The line containing "0.8, 0.9, 1];" marks the end: extract everything from the first line of the data through that line, exactly, with no pictures.

★ ★ ★

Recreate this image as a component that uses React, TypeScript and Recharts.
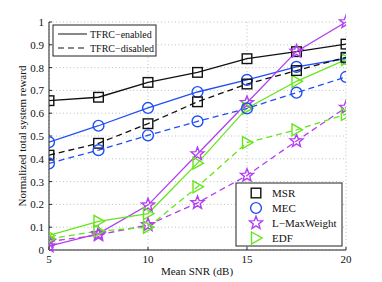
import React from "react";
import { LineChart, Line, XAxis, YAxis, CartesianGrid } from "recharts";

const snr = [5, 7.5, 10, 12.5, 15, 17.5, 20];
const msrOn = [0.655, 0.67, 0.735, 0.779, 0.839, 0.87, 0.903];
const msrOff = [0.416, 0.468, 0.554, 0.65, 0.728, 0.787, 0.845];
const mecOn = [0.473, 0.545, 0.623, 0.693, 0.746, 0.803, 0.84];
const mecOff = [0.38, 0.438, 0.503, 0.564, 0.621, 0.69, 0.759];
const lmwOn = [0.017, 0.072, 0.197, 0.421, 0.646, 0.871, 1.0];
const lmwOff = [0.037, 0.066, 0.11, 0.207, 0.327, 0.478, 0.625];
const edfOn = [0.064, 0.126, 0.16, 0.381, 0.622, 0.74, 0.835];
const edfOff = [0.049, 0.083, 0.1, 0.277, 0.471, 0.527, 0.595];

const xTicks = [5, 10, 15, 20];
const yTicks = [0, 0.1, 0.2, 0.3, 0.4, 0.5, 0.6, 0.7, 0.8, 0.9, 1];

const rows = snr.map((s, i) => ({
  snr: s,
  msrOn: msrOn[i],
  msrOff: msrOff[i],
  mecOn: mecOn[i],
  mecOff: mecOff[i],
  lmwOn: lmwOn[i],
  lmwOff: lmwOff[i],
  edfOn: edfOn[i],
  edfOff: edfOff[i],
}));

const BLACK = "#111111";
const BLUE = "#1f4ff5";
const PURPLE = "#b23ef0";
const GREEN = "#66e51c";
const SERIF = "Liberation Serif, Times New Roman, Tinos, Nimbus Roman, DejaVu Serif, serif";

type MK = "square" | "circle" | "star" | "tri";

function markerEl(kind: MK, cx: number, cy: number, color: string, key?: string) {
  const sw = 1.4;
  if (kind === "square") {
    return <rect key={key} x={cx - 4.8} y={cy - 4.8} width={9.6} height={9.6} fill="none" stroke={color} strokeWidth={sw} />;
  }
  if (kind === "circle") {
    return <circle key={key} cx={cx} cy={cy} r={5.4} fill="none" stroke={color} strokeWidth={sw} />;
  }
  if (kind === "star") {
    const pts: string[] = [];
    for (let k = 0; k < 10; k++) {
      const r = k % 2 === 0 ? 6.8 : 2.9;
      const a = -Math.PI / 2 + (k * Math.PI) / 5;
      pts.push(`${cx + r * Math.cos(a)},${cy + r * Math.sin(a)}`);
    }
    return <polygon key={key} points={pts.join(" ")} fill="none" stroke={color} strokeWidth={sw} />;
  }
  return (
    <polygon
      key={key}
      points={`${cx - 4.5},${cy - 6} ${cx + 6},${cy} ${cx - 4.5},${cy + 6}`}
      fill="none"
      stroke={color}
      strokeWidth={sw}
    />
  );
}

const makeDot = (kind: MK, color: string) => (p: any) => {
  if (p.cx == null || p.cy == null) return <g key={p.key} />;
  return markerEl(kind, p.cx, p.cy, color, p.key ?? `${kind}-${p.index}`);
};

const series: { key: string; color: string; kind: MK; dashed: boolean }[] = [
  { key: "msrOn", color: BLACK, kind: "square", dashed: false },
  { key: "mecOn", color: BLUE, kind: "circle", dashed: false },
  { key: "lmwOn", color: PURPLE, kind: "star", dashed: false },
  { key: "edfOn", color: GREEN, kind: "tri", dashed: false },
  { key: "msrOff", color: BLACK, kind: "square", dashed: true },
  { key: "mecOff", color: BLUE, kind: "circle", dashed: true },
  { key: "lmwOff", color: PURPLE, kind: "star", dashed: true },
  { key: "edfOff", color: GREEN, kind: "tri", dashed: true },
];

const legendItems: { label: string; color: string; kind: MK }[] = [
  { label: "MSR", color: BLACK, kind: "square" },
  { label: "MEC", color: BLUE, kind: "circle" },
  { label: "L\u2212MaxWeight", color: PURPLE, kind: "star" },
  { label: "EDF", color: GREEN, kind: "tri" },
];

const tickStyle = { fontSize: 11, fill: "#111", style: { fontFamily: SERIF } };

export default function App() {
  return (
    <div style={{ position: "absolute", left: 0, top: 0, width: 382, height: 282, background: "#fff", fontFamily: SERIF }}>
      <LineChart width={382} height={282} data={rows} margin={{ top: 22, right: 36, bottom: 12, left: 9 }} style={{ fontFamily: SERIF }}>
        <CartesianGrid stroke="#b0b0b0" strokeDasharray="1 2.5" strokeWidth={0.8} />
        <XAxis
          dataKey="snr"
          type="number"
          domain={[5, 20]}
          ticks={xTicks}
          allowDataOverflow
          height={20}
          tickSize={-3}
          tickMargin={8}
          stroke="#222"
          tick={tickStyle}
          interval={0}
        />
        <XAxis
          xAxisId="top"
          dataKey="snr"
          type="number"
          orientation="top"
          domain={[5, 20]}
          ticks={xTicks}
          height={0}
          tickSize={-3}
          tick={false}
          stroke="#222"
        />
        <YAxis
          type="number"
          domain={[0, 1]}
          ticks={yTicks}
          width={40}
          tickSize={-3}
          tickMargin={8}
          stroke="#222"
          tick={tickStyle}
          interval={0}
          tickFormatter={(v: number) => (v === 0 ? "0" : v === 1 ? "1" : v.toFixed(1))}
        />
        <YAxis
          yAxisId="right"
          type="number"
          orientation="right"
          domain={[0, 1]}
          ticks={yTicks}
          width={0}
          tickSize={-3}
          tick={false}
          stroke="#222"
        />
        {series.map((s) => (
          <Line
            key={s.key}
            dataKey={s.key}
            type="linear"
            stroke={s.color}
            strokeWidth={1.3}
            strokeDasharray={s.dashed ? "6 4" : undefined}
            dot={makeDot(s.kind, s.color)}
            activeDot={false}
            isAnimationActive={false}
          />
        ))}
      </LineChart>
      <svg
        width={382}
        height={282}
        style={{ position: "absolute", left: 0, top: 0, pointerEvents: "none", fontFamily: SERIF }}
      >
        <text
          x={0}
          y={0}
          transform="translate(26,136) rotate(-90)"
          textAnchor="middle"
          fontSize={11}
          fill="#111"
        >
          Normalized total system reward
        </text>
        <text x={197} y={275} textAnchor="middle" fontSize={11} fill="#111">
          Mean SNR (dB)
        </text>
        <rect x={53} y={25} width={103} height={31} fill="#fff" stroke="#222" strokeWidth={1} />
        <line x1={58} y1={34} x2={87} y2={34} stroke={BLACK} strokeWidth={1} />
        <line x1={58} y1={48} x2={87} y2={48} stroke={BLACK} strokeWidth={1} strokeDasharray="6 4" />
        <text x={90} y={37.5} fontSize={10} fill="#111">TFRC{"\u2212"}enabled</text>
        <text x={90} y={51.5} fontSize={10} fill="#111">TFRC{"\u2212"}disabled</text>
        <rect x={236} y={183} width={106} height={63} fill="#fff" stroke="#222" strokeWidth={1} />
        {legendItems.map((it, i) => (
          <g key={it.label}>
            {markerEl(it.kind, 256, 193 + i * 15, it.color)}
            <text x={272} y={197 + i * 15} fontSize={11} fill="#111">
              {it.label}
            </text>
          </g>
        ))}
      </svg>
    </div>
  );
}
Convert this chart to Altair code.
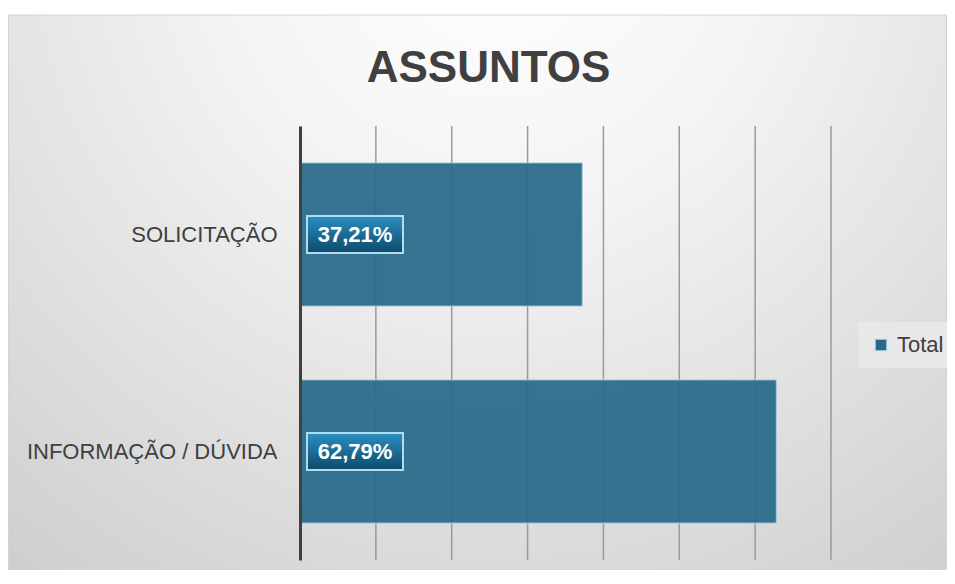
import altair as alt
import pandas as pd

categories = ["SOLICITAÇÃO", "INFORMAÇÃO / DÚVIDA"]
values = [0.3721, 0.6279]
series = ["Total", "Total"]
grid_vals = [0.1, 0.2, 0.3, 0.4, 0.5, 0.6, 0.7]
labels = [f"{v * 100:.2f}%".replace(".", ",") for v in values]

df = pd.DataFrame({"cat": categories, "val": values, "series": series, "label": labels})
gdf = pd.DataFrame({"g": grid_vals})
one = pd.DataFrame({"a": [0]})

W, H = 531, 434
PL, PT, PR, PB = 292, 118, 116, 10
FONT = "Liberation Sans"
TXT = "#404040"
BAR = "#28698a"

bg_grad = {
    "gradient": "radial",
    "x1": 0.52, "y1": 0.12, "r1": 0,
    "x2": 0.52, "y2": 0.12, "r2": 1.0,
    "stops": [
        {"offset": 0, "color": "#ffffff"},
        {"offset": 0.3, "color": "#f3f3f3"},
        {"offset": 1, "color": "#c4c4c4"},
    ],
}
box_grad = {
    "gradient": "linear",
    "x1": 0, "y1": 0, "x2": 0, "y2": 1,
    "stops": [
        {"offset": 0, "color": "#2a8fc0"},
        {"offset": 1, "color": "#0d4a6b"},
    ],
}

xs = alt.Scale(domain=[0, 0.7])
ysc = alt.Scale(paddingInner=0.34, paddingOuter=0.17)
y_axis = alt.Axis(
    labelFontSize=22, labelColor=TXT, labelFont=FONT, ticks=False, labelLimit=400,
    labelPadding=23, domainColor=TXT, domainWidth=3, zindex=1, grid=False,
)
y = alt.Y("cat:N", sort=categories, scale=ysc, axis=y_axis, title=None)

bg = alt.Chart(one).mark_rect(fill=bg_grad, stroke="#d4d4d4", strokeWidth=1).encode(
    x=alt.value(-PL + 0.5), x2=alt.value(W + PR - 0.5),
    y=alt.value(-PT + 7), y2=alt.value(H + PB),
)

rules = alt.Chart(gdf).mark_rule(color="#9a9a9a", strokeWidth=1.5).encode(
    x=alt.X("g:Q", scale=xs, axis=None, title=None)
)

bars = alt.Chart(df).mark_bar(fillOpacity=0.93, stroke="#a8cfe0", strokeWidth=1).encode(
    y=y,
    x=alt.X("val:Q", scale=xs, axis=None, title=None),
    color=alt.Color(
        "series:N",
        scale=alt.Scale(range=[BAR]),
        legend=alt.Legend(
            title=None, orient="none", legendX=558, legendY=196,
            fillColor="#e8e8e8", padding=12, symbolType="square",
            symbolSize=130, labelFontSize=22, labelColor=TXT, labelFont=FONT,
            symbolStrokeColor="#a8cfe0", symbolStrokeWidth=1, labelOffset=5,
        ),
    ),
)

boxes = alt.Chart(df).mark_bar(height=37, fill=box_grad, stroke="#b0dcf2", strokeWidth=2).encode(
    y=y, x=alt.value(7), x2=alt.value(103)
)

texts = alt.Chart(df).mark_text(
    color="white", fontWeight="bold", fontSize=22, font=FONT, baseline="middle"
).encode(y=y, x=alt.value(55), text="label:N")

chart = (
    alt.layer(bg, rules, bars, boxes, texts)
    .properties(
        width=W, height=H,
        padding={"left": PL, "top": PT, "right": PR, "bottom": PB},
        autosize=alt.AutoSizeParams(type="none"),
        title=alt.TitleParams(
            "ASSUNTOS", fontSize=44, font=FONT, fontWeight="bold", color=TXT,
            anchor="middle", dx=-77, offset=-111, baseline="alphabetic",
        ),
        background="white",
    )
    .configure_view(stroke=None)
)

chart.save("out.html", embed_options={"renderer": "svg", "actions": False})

★ ★ ★

_SOLUTION TO THIS PROBLEM_
Recreate this image as a component that uses React, TypeScript and Recharts.
import React from "react";
import { LineChart, Line, XAxis, YAxis, CartesianGrid } from "recharts";

const snr = [5, 7.5, 10, 12.5, 15, 17.5, 20];
const msrOn = [0.655, 0.67, 0.735, 0.779, 0.839, 0.87, 0.903];
const msrOff = [0.416, 0.468, 0.554, 0.65, 0.728, 0.787, 0.845];
const mecOn = [0.473, 0.545, 0.623, 0.693, 0.746, 0.803, 0.84];
const mecOff = [0.38, 0.438, 0.503, 0.564, 0.621, 0.69, 0.759];
const lmwOn = [0.017, 0.072, 0.197, 0.421, 0.646, 0.871, 1.0];
const lmwOff = [0.037, 0.066, 0.11, 0.207, 0.327, 0.478, 0.625];
const edfOn = [0.064, 0.126, 0.16, 0.381, 0.622, 0.74, 0.835];
const edfOff = [0.049, 0.083, 0.1, 0.277, 0.471, 0.527, 0.595];

const xTicks = [5, 10, 15, 20];
const yTicks = [0, 0.1, 0.2, 0.3, 0.4, 0.5, 0.6, 0.7, 0.8, 0.9, 1];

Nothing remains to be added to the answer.